Sacramento used to be cutting edge on the equality front, enacting a domestic partnership law way back in 1992, when others were still writing “Adam and Steve” on picket signs. But with California’s marriage equality law surviving a U.S. Supreme Court challenge and other municipalities making their own progressive inroads, the capital city has fallen a little behind. A national evaluation of local laws affecting the LGBT community issued Sacramento a middling score of 79 percent.
“I guess if there’s a lesson to be learned, we can’t rest on our laurels,” Councilman Steve Cohn said at the hearing. “That leadership needs to be ongoing. It can’t be something we just assume over the years.”
As part of a package of recommendations made by the committee this week, Sacramento would sunset its domestic partnership law in three years, directing same-sex couples registered in the city to apply for superior state benefits or get married. Smaller updates include adding gender identity expression to a whole number of city codes and changing the term “handicap” to “disability.”
“This puts Sacramento back in the forefront, in the leadership position it used to be in,” said Geoffrey Kors of the National Center for Lesbian Rights, which worked on the amendments.
Before the committee could take a vote, however, Warren wanted clarity on who could use what bathroom. The ensuing discussion—filled with stammering pauses, inelegant phrasing and many an abandoned thought—was a lesson in how tricky it can be to express ignorance in a public forum.

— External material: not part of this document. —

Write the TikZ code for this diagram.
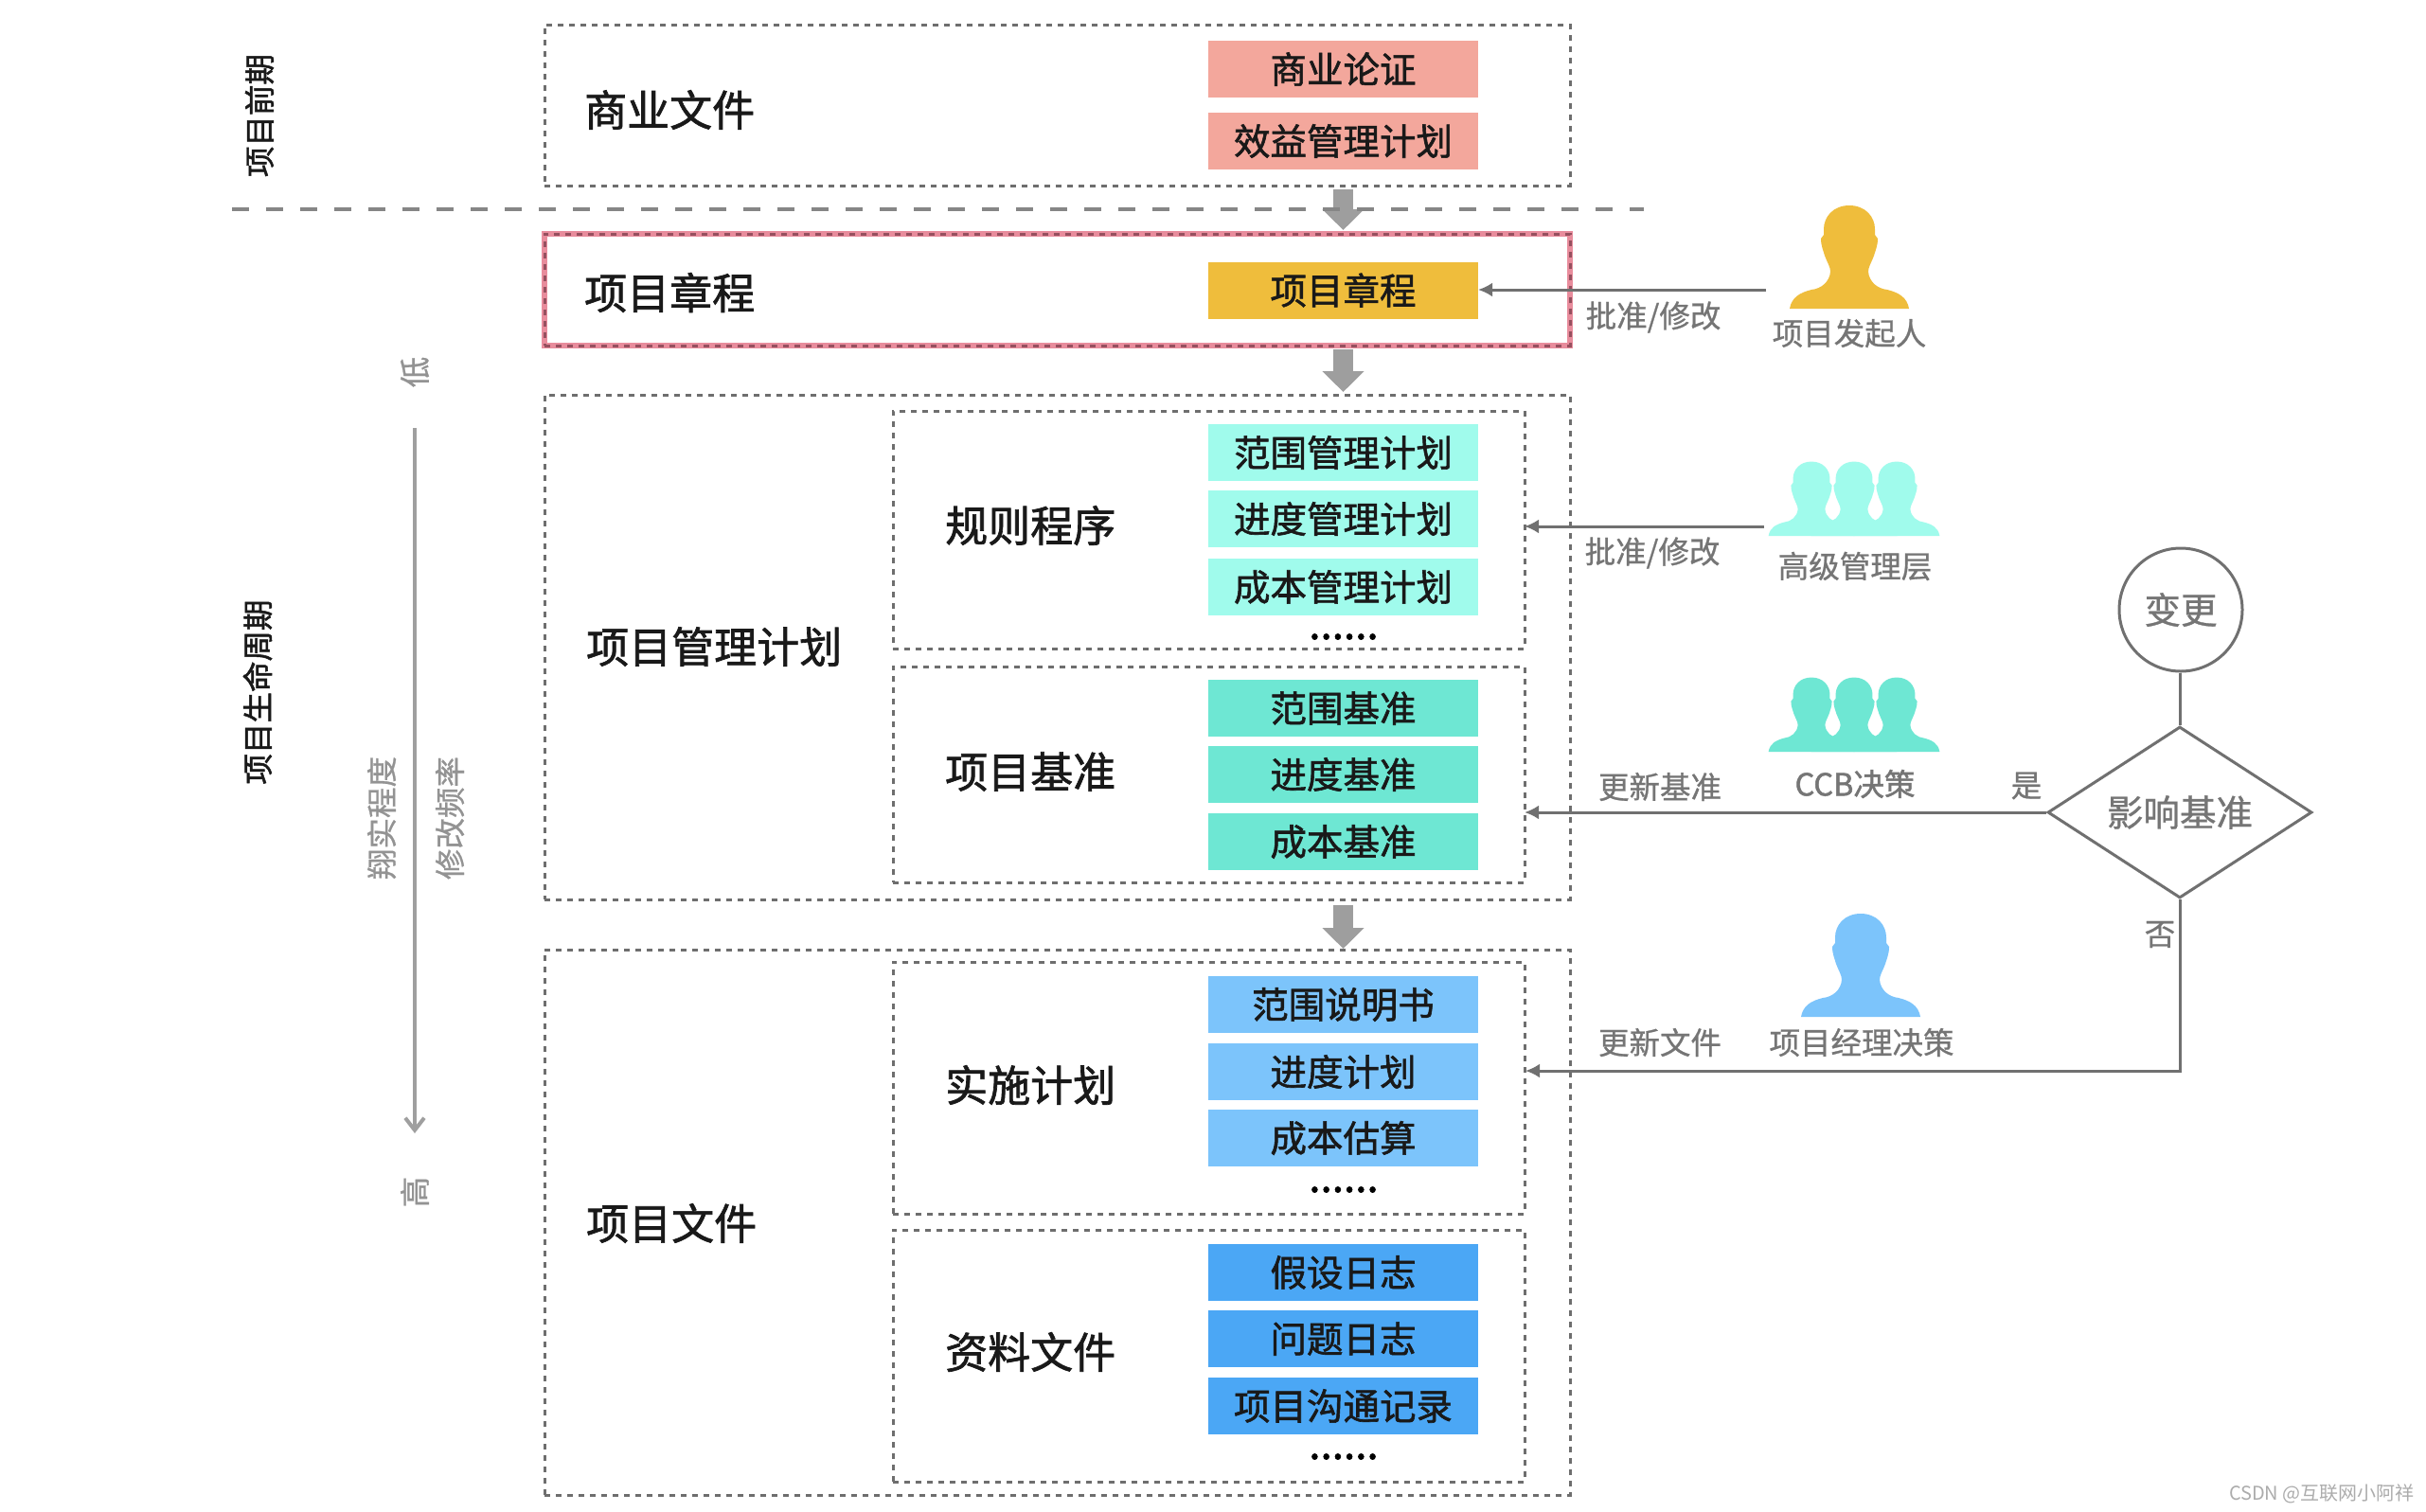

“Well, I apologize for being so naïve about this issue,” a sheepish Warren said at one point. “I’m asking these questions because I want to know.”
Kors and intergovernmental relations officer Randi L. Knott, the city’s newly appointed LGBT liaison, took turns explaining that people self-select the bathrooms they use, and that it’s not illegal for a man who identifies as a woman to use a women’s restroom, or vice versa. Kors pointed out that that’s been the case in California for a while now, without “incidents or issues of any kind.”
(A recent state law that allows schoolchildren to use the restroom of the gender they identify with has proven more controversial, Knott said, “but it is state law.”)
“Sure,” Warren replied, wrapping up his inquiry. “I haven’t heard of any issues. Again, I apologize for having this discussion in this format, but I just am probably not as aware of these issues as some of you are.”
That’s OK, council member. We’re all learning here.